Whitney – Light Upon the Lake: Demo Recordings
Former Smith Westerns members Max Kakacek and Julian Ehrlich rebranded themselves as Whitney, with the release of their debut album last summer, Light Upon the Lake. Since then they have had a steady schedule of touring as well as releasing the occasional song. Now Whitney expands on their previous success. Light Upon the Lake: Demo Recordings gives a deeper dive into Whitney’s debut album.
This album contains two songs not originally on Light Upon the Lake, “You and Me,” and “Southern Nights”. Following suit with pretty much everything else Whitney has released, these two songs are great. “You and Me” begins with a flurry of uplifting guitar riffs, stepping back as the lyrics come forward. Once the chorus hits “Oh darling, remember, you and me, darling”, the song takes a somber turn from how it began. Fast and slow, high and low, “You and Me” is a rollercoaster of emotions condensed into a few short minutes. “Southern Nights” is the only ‘non-demo’ song on the album, but keeps that same rough, mellow sound. It’s a song stripped to its bare essential, needing nothing more than Ehrlich’s vocals and a few backing instruments.
Two of Light Upon the Lake’s tracks are missing from this album, the title track, and “Red Moon.” These two tracks are already have the mellow, uncut feeling found in the rest of the demo recordings, and there wouldn’t have been much difference between them and their actual demos. They’re good songs, but not the strongest ones on Light Upon the Lake, and the two tracks replacing them on this album make for a great new sound.

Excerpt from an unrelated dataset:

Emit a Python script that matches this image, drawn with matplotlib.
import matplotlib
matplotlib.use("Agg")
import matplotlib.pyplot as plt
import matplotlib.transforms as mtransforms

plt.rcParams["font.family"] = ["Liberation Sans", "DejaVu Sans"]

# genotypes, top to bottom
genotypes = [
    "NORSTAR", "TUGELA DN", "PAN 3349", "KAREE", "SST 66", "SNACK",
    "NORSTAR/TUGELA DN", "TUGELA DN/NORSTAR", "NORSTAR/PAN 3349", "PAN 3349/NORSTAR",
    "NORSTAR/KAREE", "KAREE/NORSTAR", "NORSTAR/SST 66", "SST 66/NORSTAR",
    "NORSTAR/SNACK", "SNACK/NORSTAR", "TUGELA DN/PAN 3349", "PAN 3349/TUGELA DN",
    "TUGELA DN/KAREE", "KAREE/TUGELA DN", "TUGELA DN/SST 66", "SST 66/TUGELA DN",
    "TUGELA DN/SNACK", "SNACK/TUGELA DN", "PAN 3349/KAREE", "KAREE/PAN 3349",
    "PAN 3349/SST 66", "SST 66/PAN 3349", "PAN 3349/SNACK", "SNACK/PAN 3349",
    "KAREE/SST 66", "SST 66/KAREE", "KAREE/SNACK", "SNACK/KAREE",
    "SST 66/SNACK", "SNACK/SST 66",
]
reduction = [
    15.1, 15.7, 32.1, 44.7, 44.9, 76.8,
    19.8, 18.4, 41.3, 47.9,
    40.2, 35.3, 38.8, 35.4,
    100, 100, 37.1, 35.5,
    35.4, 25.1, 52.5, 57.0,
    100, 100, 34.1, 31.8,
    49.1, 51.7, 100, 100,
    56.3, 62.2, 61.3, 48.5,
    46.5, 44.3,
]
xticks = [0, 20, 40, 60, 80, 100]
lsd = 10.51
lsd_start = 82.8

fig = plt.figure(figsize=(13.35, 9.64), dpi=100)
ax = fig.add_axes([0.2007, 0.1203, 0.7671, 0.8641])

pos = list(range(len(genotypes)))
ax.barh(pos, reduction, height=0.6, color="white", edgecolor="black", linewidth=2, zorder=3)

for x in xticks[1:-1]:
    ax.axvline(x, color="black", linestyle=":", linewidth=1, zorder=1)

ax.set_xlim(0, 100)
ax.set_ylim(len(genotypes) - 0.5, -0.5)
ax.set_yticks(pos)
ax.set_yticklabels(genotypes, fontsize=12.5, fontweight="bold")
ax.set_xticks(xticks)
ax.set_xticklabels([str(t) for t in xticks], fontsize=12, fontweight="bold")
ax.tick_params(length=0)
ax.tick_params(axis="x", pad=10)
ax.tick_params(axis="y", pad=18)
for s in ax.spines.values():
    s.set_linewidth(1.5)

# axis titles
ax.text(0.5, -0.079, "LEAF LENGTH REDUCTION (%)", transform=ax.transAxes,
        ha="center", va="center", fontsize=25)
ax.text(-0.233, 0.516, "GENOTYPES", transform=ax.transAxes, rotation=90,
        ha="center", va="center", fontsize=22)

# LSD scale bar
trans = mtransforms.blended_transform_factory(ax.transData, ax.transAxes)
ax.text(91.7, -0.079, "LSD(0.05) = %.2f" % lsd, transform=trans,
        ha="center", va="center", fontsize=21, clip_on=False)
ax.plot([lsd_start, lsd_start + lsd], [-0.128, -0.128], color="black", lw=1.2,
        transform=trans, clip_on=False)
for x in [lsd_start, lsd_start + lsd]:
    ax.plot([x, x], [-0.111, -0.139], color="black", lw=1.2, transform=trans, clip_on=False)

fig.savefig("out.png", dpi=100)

Comparing some demo versions to their album counterparts lets you see Whitney’s creative process. At the 2:30 mark of “Golden Days – Demo,” there is singing, but on the album it’s replaced with horns. On “Follow – Demo” around 1:40, Ehrlich sings “Na na na …” instead of the usual refrain. Later on in the song, instead of the refrain, it’s the words “Running home again.” This demo experiments with multiple good refrains, but the album version is definitely the better pick. Tracks like “No Woman,” “Dave’s Song” and “Polly,” are nearly identical to the album versions in structure, only differing due to the raw demo sound.
These may just be a bunch of demo recordings, but they offer a whole new way to experience Whitney, as well as bringing new light to Light Upon the Lake. A new album would’ve been preferable, but having the demos to their debut album is a nice addition to Whitney’s discography.